**WORK INSTRUCTIONS:**
In the listing that follows, retype every line from the first through the one containing "plt.rcParams['font.family'] = ['Liberation". Pictures are to be left out.

**DATA LINES:**
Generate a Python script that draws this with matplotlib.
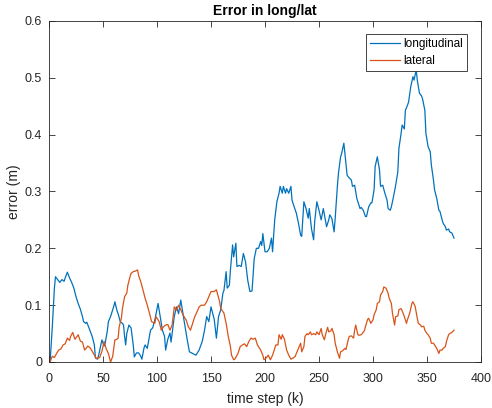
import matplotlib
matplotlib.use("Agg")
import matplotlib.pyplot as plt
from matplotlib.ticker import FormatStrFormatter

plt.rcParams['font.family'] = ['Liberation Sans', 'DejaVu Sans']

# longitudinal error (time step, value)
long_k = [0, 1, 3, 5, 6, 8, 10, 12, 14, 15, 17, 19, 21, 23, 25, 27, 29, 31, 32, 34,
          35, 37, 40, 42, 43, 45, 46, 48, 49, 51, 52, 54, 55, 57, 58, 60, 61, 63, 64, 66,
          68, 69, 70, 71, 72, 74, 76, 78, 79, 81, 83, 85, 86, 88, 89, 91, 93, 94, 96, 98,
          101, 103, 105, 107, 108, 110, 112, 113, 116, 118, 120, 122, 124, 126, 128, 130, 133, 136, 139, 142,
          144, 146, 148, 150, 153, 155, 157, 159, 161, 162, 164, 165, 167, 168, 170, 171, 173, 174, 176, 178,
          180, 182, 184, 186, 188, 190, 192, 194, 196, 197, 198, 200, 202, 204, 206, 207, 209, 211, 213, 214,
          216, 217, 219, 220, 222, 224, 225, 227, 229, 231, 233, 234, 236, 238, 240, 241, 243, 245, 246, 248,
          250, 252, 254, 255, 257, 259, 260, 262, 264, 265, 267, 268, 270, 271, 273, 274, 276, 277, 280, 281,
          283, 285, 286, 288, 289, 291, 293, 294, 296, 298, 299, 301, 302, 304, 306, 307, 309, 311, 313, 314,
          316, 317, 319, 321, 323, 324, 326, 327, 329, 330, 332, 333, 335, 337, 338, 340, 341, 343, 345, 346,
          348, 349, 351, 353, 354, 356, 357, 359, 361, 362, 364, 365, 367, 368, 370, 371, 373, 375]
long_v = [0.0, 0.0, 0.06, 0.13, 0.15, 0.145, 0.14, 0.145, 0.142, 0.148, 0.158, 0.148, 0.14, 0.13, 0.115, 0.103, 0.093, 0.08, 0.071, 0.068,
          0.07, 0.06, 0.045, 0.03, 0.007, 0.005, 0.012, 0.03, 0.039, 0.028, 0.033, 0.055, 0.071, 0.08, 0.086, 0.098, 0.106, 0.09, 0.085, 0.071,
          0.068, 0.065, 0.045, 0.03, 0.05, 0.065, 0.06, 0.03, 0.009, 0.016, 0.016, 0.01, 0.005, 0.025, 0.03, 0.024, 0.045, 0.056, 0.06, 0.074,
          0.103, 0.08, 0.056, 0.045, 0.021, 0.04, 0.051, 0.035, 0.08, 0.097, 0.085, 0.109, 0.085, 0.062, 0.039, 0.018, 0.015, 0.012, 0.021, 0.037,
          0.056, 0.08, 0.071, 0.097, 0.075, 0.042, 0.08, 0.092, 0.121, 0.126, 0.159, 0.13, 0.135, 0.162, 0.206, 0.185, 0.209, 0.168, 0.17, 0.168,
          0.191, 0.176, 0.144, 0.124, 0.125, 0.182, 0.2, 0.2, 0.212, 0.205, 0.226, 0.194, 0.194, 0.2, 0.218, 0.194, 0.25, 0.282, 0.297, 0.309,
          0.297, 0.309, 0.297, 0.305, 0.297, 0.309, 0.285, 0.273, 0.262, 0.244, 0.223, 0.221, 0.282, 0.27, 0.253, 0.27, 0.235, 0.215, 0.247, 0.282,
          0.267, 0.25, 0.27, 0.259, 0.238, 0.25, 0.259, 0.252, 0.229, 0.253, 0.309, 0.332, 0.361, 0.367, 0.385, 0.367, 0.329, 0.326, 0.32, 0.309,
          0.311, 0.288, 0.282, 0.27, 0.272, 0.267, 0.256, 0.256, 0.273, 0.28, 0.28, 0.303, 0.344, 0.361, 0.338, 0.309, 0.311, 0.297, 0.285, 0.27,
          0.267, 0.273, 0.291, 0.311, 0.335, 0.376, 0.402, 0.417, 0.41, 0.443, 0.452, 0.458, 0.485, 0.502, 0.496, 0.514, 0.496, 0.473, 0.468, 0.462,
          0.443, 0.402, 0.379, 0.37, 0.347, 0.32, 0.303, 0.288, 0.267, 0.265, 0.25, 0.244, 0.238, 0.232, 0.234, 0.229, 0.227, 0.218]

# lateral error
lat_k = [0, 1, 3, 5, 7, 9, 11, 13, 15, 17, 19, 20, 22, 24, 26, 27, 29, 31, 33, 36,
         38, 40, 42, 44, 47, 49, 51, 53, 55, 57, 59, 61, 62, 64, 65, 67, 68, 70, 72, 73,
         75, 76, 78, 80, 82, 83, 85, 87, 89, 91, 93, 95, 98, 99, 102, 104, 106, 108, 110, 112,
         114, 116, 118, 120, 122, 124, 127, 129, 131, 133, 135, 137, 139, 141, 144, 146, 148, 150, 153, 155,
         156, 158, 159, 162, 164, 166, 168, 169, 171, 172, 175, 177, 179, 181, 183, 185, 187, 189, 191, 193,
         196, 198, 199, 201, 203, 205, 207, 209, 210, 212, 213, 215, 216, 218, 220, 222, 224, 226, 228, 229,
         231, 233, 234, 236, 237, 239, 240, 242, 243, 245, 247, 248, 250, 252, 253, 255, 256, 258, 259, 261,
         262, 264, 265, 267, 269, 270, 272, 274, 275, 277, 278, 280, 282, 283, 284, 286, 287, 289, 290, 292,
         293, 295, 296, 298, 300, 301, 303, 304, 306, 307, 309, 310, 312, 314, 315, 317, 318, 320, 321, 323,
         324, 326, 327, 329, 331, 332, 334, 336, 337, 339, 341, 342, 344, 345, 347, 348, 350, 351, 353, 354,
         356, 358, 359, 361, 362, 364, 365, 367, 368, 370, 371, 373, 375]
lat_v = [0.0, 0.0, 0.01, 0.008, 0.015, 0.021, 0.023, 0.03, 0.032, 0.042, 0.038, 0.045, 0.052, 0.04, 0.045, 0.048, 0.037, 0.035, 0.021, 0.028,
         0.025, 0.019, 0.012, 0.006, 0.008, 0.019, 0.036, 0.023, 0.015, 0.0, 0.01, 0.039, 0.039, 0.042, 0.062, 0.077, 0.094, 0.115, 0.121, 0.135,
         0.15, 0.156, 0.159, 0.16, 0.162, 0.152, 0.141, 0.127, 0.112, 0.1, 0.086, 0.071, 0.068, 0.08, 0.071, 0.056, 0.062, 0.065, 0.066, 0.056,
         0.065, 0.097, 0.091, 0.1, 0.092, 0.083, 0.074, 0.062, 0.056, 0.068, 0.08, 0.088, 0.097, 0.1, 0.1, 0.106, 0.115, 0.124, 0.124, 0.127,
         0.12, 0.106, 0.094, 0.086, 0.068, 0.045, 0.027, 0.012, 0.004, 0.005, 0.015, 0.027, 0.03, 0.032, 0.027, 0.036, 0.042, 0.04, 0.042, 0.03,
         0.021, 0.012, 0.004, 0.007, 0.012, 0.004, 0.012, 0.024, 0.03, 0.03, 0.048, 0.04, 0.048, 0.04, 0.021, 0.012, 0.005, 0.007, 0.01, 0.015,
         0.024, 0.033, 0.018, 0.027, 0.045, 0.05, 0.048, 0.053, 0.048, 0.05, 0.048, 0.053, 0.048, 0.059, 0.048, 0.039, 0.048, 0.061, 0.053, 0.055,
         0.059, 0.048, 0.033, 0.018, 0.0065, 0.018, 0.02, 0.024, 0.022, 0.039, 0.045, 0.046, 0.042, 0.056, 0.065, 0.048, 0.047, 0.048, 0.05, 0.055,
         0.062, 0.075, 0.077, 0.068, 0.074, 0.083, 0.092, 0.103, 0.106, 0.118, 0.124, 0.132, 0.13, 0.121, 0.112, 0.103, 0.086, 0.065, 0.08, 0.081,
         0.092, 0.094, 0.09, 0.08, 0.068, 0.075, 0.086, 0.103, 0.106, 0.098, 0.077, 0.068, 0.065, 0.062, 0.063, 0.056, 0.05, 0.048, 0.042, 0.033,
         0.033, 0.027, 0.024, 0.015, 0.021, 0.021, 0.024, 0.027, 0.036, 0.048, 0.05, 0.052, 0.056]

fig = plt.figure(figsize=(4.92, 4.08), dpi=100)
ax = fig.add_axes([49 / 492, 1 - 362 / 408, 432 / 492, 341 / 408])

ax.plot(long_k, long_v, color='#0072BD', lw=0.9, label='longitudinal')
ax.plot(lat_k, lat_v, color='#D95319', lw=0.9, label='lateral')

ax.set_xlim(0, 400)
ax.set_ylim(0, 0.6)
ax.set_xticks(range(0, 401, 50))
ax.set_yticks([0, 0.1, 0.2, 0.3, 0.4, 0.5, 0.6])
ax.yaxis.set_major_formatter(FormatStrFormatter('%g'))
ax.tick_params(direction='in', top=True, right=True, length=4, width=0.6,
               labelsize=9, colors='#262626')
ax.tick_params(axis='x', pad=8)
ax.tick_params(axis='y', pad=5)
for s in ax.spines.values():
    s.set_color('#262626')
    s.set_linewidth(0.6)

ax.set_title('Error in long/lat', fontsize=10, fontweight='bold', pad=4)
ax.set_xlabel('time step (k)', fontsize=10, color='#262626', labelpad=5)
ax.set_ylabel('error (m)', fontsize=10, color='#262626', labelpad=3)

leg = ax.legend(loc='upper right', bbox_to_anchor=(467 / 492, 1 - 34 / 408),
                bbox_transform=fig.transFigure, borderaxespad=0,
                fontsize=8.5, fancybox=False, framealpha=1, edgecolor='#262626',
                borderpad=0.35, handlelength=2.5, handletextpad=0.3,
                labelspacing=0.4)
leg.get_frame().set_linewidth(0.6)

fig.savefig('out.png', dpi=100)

**COMPLETED TASK:**
Generate a Python script that draws this with matplotlib.
import matplotlib
matplotlib.use("Agg")
import matplotlib.pyplot as plt
from matplotlib.ticker import FormatStrFormatter

plt.rcParams['font.family'] = ['Liberation Sans', 'DejaVu Sans']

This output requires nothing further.